▸ Stated problem:
Leave out the pictures and copy everything else below exactly.

▸ Stored data:
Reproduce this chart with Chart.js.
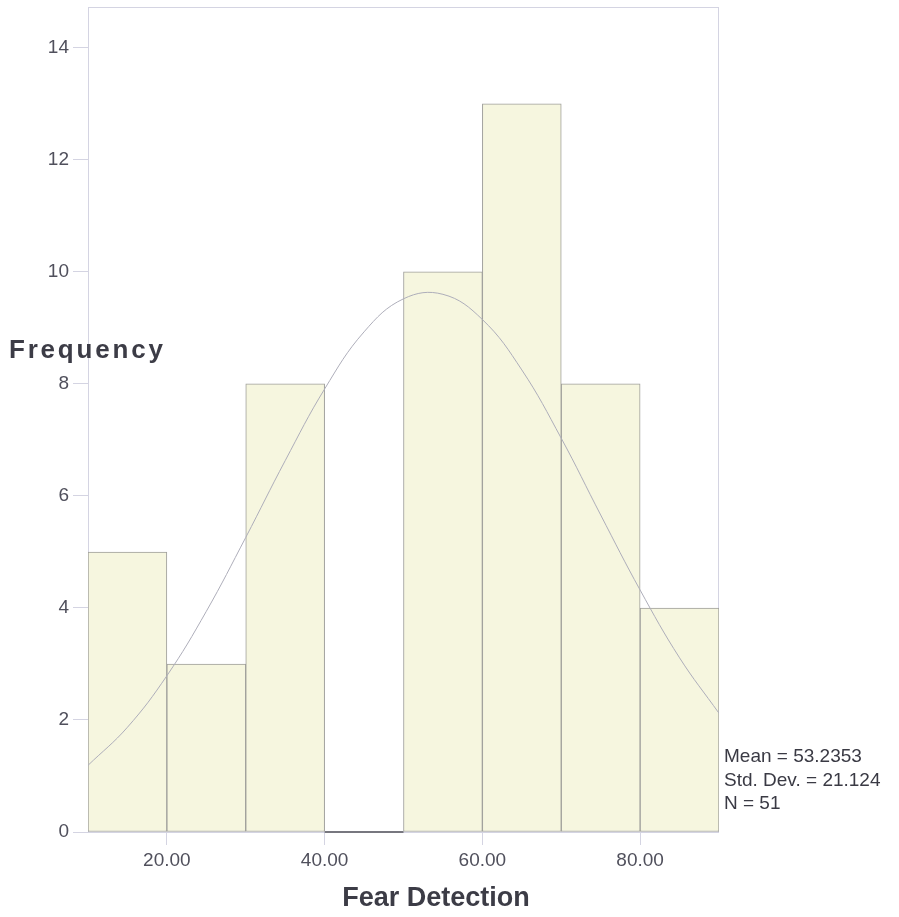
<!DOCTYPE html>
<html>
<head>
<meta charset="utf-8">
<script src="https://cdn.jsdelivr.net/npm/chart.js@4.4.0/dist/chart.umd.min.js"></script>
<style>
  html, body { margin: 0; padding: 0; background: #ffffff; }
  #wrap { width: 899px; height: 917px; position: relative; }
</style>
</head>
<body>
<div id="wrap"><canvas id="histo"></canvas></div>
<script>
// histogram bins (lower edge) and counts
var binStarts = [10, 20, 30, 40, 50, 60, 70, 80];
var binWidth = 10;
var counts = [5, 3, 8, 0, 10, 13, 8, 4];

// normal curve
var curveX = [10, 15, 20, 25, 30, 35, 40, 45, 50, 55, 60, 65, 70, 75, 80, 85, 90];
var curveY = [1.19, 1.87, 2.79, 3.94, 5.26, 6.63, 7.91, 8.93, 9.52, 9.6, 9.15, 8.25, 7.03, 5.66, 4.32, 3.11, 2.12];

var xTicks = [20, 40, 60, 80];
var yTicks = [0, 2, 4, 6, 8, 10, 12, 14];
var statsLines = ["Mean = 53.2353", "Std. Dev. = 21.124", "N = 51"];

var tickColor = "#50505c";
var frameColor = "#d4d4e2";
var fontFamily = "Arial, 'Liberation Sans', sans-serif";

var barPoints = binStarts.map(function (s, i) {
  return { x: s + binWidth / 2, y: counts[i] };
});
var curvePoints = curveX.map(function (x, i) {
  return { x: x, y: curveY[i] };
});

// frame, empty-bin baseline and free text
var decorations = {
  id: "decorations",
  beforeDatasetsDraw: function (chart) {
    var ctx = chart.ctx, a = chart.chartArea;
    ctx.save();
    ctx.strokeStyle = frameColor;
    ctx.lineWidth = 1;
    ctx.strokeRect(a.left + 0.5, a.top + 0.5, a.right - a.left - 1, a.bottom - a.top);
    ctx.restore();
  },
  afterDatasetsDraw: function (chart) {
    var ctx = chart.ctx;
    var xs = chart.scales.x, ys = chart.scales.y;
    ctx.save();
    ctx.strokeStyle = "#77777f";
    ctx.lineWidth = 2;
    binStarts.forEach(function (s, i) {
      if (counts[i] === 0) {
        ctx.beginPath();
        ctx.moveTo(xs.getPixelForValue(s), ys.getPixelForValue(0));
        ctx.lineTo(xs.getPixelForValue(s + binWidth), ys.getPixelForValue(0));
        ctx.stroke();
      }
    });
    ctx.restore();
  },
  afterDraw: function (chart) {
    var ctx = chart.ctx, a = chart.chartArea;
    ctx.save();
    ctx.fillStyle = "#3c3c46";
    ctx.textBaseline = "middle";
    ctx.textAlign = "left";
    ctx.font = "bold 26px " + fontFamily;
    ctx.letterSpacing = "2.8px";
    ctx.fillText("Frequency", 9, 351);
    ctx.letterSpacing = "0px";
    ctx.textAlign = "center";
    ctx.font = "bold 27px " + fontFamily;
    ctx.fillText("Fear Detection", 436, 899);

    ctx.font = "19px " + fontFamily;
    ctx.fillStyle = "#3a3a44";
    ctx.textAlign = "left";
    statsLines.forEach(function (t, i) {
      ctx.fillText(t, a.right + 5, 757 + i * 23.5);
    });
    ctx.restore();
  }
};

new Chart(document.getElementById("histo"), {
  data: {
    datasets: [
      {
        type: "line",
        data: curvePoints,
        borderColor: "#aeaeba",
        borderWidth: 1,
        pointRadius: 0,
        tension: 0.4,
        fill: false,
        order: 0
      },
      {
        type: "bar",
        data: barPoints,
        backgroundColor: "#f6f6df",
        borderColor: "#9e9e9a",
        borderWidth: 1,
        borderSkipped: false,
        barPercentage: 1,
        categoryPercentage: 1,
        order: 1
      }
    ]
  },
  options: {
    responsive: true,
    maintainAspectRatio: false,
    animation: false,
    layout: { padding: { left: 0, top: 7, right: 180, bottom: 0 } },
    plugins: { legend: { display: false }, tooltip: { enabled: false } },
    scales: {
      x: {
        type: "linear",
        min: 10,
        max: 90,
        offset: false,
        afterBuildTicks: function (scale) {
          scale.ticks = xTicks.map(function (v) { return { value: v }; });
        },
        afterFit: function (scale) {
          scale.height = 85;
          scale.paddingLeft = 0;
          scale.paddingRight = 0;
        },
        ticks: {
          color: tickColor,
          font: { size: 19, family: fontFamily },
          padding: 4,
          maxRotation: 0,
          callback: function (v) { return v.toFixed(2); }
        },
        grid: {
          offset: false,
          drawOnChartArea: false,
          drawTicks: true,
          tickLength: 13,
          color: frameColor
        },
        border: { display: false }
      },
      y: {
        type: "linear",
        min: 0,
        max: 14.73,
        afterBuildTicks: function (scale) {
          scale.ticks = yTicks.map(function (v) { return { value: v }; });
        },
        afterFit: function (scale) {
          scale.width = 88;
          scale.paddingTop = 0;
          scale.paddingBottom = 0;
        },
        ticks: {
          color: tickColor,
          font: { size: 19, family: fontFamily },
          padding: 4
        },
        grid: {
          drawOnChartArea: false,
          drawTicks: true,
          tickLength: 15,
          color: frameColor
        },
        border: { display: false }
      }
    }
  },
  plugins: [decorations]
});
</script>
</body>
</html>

▸ The answer:
Reproduce this chart with Chart.js.
<!DOCTYPE html>
<html>
<head>
<meta charset="utf-8">
<script src="https://cdn.jsdelivr.net/npm/chart.js@4.4.0/dist/chart.umd.min.js"></script>
<style>
  html, body { margin: 0; padding: 0; background: #ffffff; }
  #wrap { width: 899px; height: 917px; position: relative; }
</style>
</head>
<body>
<div id="wrap"><canvas id="histo"></canvas></div>
<script>
// histogram bins (lower edge) and counts
var binStarts = [10, 20, 30, 40, 50, 60, 70, 80];
var binWidth = 10;
var counts = [5, 3, 8, 0, 10, 13, 8, 4];

// normal curve
var curveX = [10, 15, 20, 25, 30, 35, 40, 45, 50, 55, 60, 65, 70, 75, 80, 85, 90];
var curveY = [1.19, 1.87, 2.79, 3.94, 5.26, 6.63, 7.91, 8.93, 9.52, 9.6, 9.15, 8.25, 7.03, 5.66, 4.32, 3.11, 2.12];

var xTicks = [20, 40, 60, 80];
var yTicks = [0, 2, 4, 6, 8, 10, 12, 14];
var statsLines = ["Mean = 53.2353", "Std. Dev. = 21.124", "N = 51"];

var tickColor = "#50505c";
var frameColor = "#d4d4e2";
var fontFamily = "Arial, 'Liberation Sans', sans-serif";

var barPoints = binStarts.map(function (s, i) {
  return { x: s + binWidth / 2, y: counts[i] };
});
var curvePoints = curveX.map(function (x, i) {
  return { x: x, y: curveY[i] };
});

// frame, empty-bin baseline and free text
var decorations = {
  id: "decorations",
  beforeDatasetsDraw: function (chart) {
    var ctx = chart.ctx, a = chart.chartArea;
    ctx.save();
    ctx.strokeStyle = frameColor;
    ctx.lineWidth = 1;
    ctx.strokeRect(a.left + 0.5, a.top + 0.5, a.right - a.left - 1, a.bottom - a.top);
    ctx.restore();
  },
  afterDatasetsDraw: function (chart) {
    var ctx = chart.ctx;
    var xs = chart.scales.x, ys = chart.scales.y;
    ctx.save();
    ctx.strokeStyle = "#77777f";
    ctx.lineWidth = 2;
    binStarts.forEach(function (s, i) {
      if (counts[i] === 0) {
        ctx.beginPath();
        ctx.moveTo(xs.getPixelForValue(s), ys.getPixelForValue(0));
        ctx.lineTo(xs.getPixelForValue(s + binWidth), ys.getPixelForValue(0));
        ctx.stroke();
      }
    });
    ctx.restore();
  },
  afterDraw: function (chart) {
    var ctx = chart.ctx, a = chart.chartArea;
    ctx.save();
    ctx.fillStyle = "#3c3c46";
    ctx.textBaseline = "middle";
    ctx.textAlign = "left";
    ctx.font = "bold 26px " + fontFamily;
    ctx.letterSpacing = "2.8px";
    ctx.fillText("Frequency", 9, 351);
    ctx.letterSpacing = "0px";
    ctx.textAlign = "center";
    ctx.font = "bold 27px " + fontFamily;
    ctx.fillText("Fear Detection", 436, 899);

    ctx.font = "19px " + fontFamily;
    ctx.fillStyle = "#3a3a44";
    ctx.textAlign = "left";
    statsLines.forEach(function (t, i) {
      ctx.fillText(t, a.right + 5, 757 + i * 23.5);
    });
    ctx.restore();
  }
};

new Chart(document.getElementById("histo"), {
  data: {
    datasets: [
      {
        type: "line",
        data: curvePoints,
        borderColor: "#aeaeba",
        borderWidth: 1,
        pointRadius: 0,
        tension: 0.4,
        fill: false,
        order: 0
      },
      {
        type: "bar",
        data: barPoints,
        backgroundColor: "#f6f6df",
        borderColor: "#9e9e9a",
        borderWidth: 1,
        borderSkipped: false,
        barPercentage: 1,
        categoryPercentage: 1,
        order: 1
      }
    ]
  },
  options: {
    responsive: true,
    maintainAspectRatio: false,
    animation: false,
    layout: { padding: { left: 0, top: 7, right: 180, bottom: 0 } },
    plugins: { legend: { display: false }, tooltip: { enabled: false } },
    scales: {
      x: {
        type: "linear",
        min: 10,
        max: 90,
        offset: false,
        afterBuildTicks: function (scale) {
          scale.ticks = xTicks.map(function (v) { return { value: v }; });
        },
        afterFit: function (scale) {
          scale.height = 85;
          scale.paddingLeft = 0;
          scale.paddingRight = 0;
        },
        ticks: {
          color: tickColor,
          font: { size: 19, family: fontFamily },
          padding: 4,
          maxRotation: 0,
          callback: function (v) { return v.toFixed(2); }
        },
        grid: {
          offset: false,
          drawOnChartArea: false,
          drawTicks: true,
          tickLength: 13,
          color: frameColor
        },
        border: { display: false }
      },
      y: {
        type: "linear",
        min: 0,
        max: 14.73,
        afterBuildTicks: function (scale) {
          scale.ticks = yTicks.map(function (v) { return { value: v }; });
        },
        afterFit: function (scale) {
          scale.width = 88;
          scale.paddingTop = 0;
          scale.paddingBottom = 0;
        },
        ticks: {
          color: tickColor,
          font: { size: 19, family: fontFamily },
          padding: 4
        },
        grid: {
          drawOnChartArea: false,
          drawTicks: true,
          tickLength: 15,
          color: frameColor
        },
        border: { display: false }
      }
    }
  },
  plugins: [decorations]
});
</script>
</body>
</html>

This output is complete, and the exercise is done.